Сам я не готов пойти туда с автоматом, поэтому сижу и молчу, но я и не уважаю тех людей, которые поразъезжались по Европам и оттуда говорят, что надо делать. Обращаться с оружием я умею, своих детей я учу и, думаю, что научу. Оружие у меня есть, себя и свой дом я могу защитить. Просто тут надо понимать, что от военных сам свой дом никто и никогда не защитит. Если сюда приедет БТР и автоматчики, сколько бы у тебя ни было оружия, ты ничего не сделаешь. А от бытовых вещей можно попробовать и самому защититься.

Фото: © Личный архив Татьяны Олейник

— Чувствуется, что если просто просматривать американские медиа, то полной картины ты не получишь?

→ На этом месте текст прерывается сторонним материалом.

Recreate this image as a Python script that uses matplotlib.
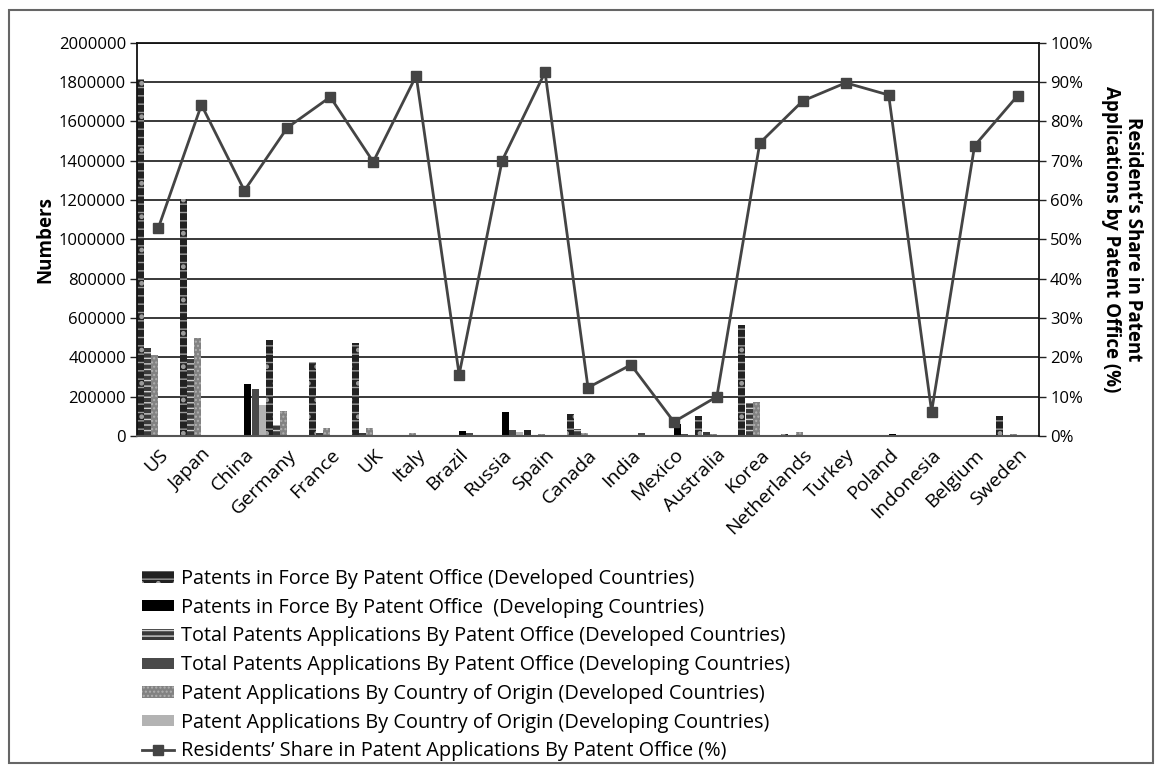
import numpy as np
import matplotlib
matplotlib.use("Agg")
import matplotlib.pyplot as plt
from matplotlib.patches import Rectangle

plt.rcParams['font.family'] = ['Open Sans', 'DejaVu Sans']
plt.rcParams['hatch.linewidth'] = 1.0

nan = np.nan

countries = ["US", "Japan", "China", "Germany", "France", "UK", "Italy", "Brazil",
             "Russia", "Spain", "Canada", "India", "Mexico", "Australia", "Korea",
             "Netherlands", "Turkey", "Poland", "Indonesia", "Belgium", "Sweden"]

# Developed-country series
pif_developed = [1817000, 1205000, nan, 488000, 376000, 475000, 0, nan,
                 nan, 30000, 112000, nan, nan, 102000, 565000,
                 10000, nan, nan, nan, 0, 102000]
tpa_developed = [450000, 390000, nan, 56000, 15000, 17000, 5000, nan,
                 nan, 2000, 36000, nan, nan, 20000, 168000,
                 2000, nan, nan, nan, 1000, 2000]
pao_developed = [410000, 497000, nan, 127000, 42000, 42000, 15000, nan,
                 nan, 8000, 15000, nan, nan, 10000, 173000,
                 20000, nan, nan, nan, 5000, 10000]

# Developing-country series
pif_developing = [nan, nan, 264000, nan, nan, nan, nan, 25000,
                  122000, nan, nan, 3000, 61000, nan, nan,
                  nan, 3000, 10000, 0, nan, nan]
tpa_developing = [nan, nan, 239000, nan, nan, nan, nan, 15000,
                  30000, nan, nan, 15000, 10000, nan, nan,
                  nan, 1000, 1000, 0, nan, nan]
pao_developing = [nan, nan, 158000, nan, nan, nan, nan, 2000,
                  20000, nan, nan, 1000, 2000, nan, nan,
                  nan, 500, 500, 0, nan, nan]

# Residents' share in applications (%)
resident_share = [53.0, 84.2, 62.4, 78.4, 86.2, 69.7, 91.6, 15.6,
                  70.0, 92.5, 12.3, 18.1, 3.6, 10.0, 74.5,
                  85.2, 89.8, 86.7, 6.2, 73.8, 86.5]

y_ticks = list(range(0, 2000001, 200000))
pct_ticks = list(range(0, 101, 10))

series = [
    ("Patents in Force By Patent Office (Developed Countries)", pif_developed,
     dict(facecolor='#222222', edgecolor='#9c9c9c', hatch='--.')),
    ("Patents in Force By Patent Office  (Developing Countries)", pif_developing,
     dict(facecolor='#000000', edgecolor='#000000')),
    ("Total Patents Applications By Patent Office (Developed Countries)", tpa_developed,
     dict(facecolor='#3a3a3a', edgecolor='#cfcfcf', hatch='---')),
    ("Total Patents Applications By Patent Office (Developing Countries)", tpa_developing,
     dict(facecolor='#4a4a4a', edgecolor='#4a4a4a')),
    ("Patent Applications By Country of Origin (Developed Countries)", pao_developed,
     dict(facecolor='#828282', edgecolor='#b0b0b0', hatch='....')),
    ("Patent Applications By Country of Origin (Developing Countries)", pao_developing,
     dict(facecolor='#b3b3b3', edgecolor='#b3b3b3')),
]
# slot order inside each category: developed bars first, developing bars after
slot_of = [0, 3, 1, 4, 2, 5]

fig = plt.figure(figsize=(11.63, 7.74), dpi=100)
W, H = 1163, 774
ax = fig.add_axes([137 / W, 1 - 436 / H, (1039 - 137) / W, (436 - 42.7) / H])

x = np.arange(len(countries))
slot_w = 1.0 / 6

handles = []
for (label, vals, style), slot in zip(series, slot_of):
    pos = x - 0.5 + (slot + 0.5) * slot_w
    b = ax.bar(pos, np.array(vals, dtype=float), width=slot_w * 0.98,
               linewidth=0, zorder=2, label=label, **style)
    handles.append(b)

ax.set_xlim(-0.5, len(countries) - 0.5)
ax.set_ylim(0, 2000000)
ax.set_yticks(y_ticks)
ax.set_yticklabels([str(v) for v in y_ticks], fontsize=12)
ax.yaxis.grid(True, color='#2a2a2a', linewidth=1.3, zorder=0)
ax.set_axisbelow(True)
ax.set_xticks(x)
ax.set_xticklabels(countries, rotation=45, ha='right', rotation_mode='anchor',
                   fontsize=14)
ax.tick_params(axis='x', length=0, pad=7)
ax.tick_params(axis='y', direction='out', length=5, width=1, color='#222222', pad=3)
for side in ['left', 'top']:
    ax.spines[side].set_color('#111111')
    ax.spines[side].set_linewidth(1.3)
ax.spines['bottom'].set_color('#555555')
ax.spines['bottom'].set_linewidth(1.5)
ax.spines['right'].set_visible(False)
ax.set_ylabel("Numbers", fontsize=13.5, fontweight='bold', labelpad=2)

ax2 = ax.twinx()
line, = ax2.plot(x, resident_share, color='#444444', linewidth=2, marker='s',
                 markersize=7, zorder=5,
                 label="Residents\u2019 Share in Patent Applications By Patent Office (%)")
ax2.set_ylim(0, 100)
ax2.set_yticks(pct_ticks)
ax2.set_yticklabels([f"{v}%" for v in pct_ticks], fontsize=12)
ax2.tick_params(axis='y', direction='out', length=5, width=1, color='#222222', pad=3)
ax2.spines['right'].set_color('#111111')
ax2.spines['right'].set_linewidth(1.3)
for side in ['left', 'top', 'bottom']:
    ax2.spines[side].set_visible(False)
ax2.set_ylabel("Resident\u2019s Share in Patent\nApplications by Patent Office (%)",
               fontsize=13.5, fontweight='bold', rotation=270, labelpad=36,
               linespacing=1.1)

fig.legend(handles + [line], [h.get_label() for h in handles] + [line.get_label()],
           loc='upper left', bbox_to_anchor=(142 / W, 1 - 569 / H),
           frameon=False, fontsize=14.3, handlelength=1.6, handleheight=0.5,
           handletextpad=0.35, labelspacing=0.44, borderpad=0, borderaxespad=0)

fig.patches.append(Rectangle((9 / W, 1 - 763 / H), (1153 - 9) / W, (763 - 10) / H,
                             transform=fig.transFigure, fill=False,
                             edgecolor='#666666', linewidth=1.5))

fig.savefig("out.png", dpi=100)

— Да вообще никакой картины не получишь, получишь официальную информацию, озвученную Белым домом. Когда говорят, что здесь есть демократия, надо понимать, что есть точно так же и очень жесткая авторитарная система. И попробуй что-то говорить про права темнокожих, про политику или про ту или иную сторону, про права сексуальных меньшинств.

— Откуда вы получаете информацию?

— Сложно сказать. Много общаюсь с людьми. Причем со всеми. И с теми, кто живет в России, и в Украине, в Америке, с украинцами, которые живут в Европе, с россиянами, которые живут в Европе или в других странах. Общаюсь с людьми, которые живут в благополучных условиях и в неблагополучных условиях. В Харькове, Киеве и на Донбассе. Общаюсь с теми, кто сидит в бомбоубежищах, получаю видео и фото. Могут прислать фото 16-этажки, от которой осталось 3-4 этажа. Часто в принципе помогаю ребятам, как могу по возможности, если они не пытаются окрасить это в тот или иной цвет.

Telegram совсем не пользуюсь. Читаю российские новости, украинские новости и американские, но у меня есть своя призма взглядов на мир, и через нее я отсеиваю какую-то некрасивую ложь.